As my colleagues and I have been writing for the last few weeks, a clear “enthusiasm” gap is opening between Democrats and Republicans, with Democrats more engaged (or is it enraged?) than their GOP counterparts. We are seeing a drop in “strong” approval for President Trump as well as less than robust turn-out from GOP voters in special elections in Kansas, Georgia and Montana.
The latest example of this enthusiasm gap is the drop in the percentage of Americans who identify as Republican. Polling taken in May by Gallup finds 45 percent of Americans identify themselves as Democrats and 38 percent identify as Republican. The seven-point gap is the largest recorded by Gallup since April of 2015. With Trump’s overall job rating stalled in the high 30’s to low 40’s and the GOP- controlled Congress yet to rally around (or pass) a significant legislative agenda, it’s not surprising to see fewer Americans identify themselves as a Republican. Think of party identification (do you identify as a Republican, Democrat or independent), like the “bandwagon” effect in sports.
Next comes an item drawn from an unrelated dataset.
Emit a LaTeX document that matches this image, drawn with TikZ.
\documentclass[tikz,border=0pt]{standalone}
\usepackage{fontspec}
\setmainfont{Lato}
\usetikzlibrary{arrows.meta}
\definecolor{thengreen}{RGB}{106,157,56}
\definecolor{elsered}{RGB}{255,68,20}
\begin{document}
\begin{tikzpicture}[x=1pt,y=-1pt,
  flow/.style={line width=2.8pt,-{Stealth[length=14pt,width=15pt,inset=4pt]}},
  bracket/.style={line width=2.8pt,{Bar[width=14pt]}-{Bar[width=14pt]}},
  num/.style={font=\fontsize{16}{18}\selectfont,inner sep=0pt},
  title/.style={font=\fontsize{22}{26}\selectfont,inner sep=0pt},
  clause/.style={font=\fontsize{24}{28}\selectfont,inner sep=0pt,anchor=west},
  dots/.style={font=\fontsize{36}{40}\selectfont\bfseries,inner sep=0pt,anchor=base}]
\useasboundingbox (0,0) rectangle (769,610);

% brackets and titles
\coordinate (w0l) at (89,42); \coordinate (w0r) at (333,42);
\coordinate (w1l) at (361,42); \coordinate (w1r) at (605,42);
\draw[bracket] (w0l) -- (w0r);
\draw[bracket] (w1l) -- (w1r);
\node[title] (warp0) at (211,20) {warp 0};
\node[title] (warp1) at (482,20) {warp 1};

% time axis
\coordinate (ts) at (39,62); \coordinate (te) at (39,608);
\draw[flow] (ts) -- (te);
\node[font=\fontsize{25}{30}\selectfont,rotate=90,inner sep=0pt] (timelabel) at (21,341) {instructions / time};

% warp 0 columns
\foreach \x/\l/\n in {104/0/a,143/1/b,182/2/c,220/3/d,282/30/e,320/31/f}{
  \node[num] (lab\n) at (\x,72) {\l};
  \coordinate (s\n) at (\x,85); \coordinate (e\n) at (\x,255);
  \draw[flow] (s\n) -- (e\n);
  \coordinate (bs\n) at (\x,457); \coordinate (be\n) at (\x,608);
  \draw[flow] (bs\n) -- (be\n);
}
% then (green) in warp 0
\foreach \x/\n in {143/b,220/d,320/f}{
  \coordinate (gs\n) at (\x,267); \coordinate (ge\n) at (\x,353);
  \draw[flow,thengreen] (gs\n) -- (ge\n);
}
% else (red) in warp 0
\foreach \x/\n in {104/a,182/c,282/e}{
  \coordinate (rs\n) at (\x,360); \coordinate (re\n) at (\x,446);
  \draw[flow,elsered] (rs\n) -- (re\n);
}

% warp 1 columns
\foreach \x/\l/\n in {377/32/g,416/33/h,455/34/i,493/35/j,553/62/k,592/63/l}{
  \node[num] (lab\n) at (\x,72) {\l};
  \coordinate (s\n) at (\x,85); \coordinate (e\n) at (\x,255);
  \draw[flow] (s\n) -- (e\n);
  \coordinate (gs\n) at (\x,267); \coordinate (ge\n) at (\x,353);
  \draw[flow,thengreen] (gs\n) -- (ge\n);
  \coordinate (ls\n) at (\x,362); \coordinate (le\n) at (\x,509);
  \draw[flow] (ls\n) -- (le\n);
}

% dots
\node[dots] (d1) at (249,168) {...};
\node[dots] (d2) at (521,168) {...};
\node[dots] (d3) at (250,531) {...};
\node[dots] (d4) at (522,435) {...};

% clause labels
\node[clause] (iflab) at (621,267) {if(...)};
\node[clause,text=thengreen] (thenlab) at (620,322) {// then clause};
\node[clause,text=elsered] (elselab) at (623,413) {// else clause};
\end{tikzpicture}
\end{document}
The better your team is doing, the more likely that you will follow their games, wear their gear, and proudly tell people you are a fan. But, when your team starts losing, the gear goes back into the closet, the TV is tuned to another program and you give your season tickets away to anyone willing to go to the stadium.
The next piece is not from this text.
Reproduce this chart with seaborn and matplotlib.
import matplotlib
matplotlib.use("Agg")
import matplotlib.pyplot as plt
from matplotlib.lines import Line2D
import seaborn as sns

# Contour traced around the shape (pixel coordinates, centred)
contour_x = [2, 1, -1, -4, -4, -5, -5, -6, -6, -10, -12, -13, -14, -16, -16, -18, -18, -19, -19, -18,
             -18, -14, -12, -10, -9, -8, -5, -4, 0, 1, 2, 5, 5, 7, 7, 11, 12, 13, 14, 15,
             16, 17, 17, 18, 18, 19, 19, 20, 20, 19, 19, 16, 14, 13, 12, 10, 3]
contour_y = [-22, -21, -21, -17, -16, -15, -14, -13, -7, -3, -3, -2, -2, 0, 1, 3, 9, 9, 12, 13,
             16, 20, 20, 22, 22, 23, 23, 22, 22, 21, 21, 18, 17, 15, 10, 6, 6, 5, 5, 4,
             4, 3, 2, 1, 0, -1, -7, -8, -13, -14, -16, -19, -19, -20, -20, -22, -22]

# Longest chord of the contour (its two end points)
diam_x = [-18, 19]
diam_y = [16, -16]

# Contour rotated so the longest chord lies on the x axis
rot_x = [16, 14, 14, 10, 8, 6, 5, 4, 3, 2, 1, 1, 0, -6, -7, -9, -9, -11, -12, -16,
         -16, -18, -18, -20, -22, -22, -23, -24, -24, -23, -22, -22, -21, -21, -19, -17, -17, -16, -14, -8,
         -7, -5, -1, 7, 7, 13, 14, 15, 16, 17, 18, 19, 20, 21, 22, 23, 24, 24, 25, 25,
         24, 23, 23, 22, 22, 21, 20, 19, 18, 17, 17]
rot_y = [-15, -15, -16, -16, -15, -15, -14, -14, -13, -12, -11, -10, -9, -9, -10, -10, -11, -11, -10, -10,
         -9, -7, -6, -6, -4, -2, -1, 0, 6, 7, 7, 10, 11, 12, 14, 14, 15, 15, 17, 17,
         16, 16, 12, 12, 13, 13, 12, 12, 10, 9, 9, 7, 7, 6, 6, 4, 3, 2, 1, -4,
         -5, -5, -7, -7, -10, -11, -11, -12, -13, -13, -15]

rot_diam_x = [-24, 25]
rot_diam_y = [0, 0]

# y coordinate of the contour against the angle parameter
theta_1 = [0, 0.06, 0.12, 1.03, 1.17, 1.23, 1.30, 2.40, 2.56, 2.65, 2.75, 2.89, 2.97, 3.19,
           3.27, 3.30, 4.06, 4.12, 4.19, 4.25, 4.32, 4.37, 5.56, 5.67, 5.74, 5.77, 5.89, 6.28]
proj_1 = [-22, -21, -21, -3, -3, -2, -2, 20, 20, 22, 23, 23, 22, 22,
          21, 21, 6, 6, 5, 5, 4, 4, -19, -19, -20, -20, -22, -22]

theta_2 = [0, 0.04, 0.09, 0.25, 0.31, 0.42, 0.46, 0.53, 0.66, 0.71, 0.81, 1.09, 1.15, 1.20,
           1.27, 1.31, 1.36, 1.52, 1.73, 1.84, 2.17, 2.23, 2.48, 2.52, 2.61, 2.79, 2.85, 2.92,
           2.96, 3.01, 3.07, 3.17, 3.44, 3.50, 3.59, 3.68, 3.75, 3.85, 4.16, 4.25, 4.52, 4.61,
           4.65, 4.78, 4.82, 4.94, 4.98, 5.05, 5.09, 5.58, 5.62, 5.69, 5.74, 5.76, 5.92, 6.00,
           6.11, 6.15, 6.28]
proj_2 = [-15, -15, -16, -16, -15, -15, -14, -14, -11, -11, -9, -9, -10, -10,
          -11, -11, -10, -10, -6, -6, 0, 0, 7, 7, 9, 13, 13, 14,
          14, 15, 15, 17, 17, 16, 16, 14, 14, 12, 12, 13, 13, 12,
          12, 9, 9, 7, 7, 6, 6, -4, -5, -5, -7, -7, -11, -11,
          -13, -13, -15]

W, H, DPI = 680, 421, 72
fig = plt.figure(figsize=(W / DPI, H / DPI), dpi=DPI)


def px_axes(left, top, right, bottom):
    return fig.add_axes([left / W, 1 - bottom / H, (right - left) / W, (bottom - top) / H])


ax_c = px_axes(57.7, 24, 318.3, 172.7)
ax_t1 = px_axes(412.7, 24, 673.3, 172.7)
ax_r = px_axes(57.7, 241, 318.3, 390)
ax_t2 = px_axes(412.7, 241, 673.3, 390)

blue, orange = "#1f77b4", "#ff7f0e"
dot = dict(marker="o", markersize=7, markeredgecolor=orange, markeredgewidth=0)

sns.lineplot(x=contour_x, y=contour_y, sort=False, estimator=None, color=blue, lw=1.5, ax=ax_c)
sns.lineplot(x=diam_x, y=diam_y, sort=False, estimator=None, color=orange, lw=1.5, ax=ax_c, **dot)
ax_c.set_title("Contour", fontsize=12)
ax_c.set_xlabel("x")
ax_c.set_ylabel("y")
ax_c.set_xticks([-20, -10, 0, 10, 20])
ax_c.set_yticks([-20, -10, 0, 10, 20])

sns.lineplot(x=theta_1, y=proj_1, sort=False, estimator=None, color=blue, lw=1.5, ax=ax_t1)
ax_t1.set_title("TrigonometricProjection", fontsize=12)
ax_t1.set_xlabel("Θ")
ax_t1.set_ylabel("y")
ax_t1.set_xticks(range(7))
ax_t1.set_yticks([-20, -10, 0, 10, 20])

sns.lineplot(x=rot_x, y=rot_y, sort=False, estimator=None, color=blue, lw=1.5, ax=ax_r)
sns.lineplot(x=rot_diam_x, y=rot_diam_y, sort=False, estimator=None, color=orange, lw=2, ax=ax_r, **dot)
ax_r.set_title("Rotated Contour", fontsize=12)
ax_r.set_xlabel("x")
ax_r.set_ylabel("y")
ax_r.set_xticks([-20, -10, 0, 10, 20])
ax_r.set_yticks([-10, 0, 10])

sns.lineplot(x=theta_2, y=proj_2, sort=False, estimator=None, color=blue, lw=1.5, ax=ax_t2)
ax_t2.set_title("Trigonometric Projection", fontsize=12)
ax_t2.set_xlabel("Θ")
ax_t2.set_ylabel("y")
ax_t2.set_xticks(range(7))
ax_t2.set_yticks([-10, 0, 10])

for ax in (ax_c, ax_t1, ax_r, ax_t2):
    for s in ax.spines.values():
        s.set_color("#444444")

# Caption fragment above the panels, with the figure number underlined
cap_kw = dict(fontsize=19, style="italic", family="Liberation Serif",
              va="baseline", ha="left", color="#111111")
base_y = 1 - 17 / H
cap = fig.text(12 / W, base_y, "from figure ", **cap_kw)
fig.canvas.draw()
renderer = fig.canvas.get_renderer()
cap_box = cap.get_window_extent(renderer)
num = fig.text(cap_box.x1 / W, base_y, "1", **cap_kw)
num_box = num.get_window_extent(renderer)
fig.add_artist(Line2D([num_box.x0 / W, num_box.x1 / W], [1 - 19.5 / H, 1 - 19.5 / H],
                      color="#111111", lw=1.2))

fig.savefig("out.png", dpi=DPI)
But, before Democrats get too excited about these latest numbers, it’s important to note that there has not been a corresponding bump in the percentage of Americans who identify as Democratic. As Gallup writes, “the Republican decline has been offset mostly by a three-point increase in the percentage of Americans with no party preference or leaning.” In other words, voters may be souring on Republicans but that doesn’t mean they are transferring their allegiance to Democrats.
Still, a gap this big should worry Republicans. In fact, looking back at third quarter (summer to early fall) data in midterm election years, we find only two other instances since 1994 where Democratic voters had a party ID advantage as big as the one they have today. In the third quarter of 2006, when Democrats picked up 30 seats and flipped control of the House, their advantage on party ID was 10 points - 50-40 percent. The third quarter of 1998 found a Democratic advantage on party ID at seven points – 48 to 41 percent. They won 5 seats that year – the first time since the Civil War that the party of the president picked up seats in a second-term midterm election.
Obviously, we are a long way away from the third quarter of 2018. There’s still time for Congress and the president to right this tilted ship. There’s also the possibility that Democratic intensity – which is red hot today – does not burn as bright in 2018.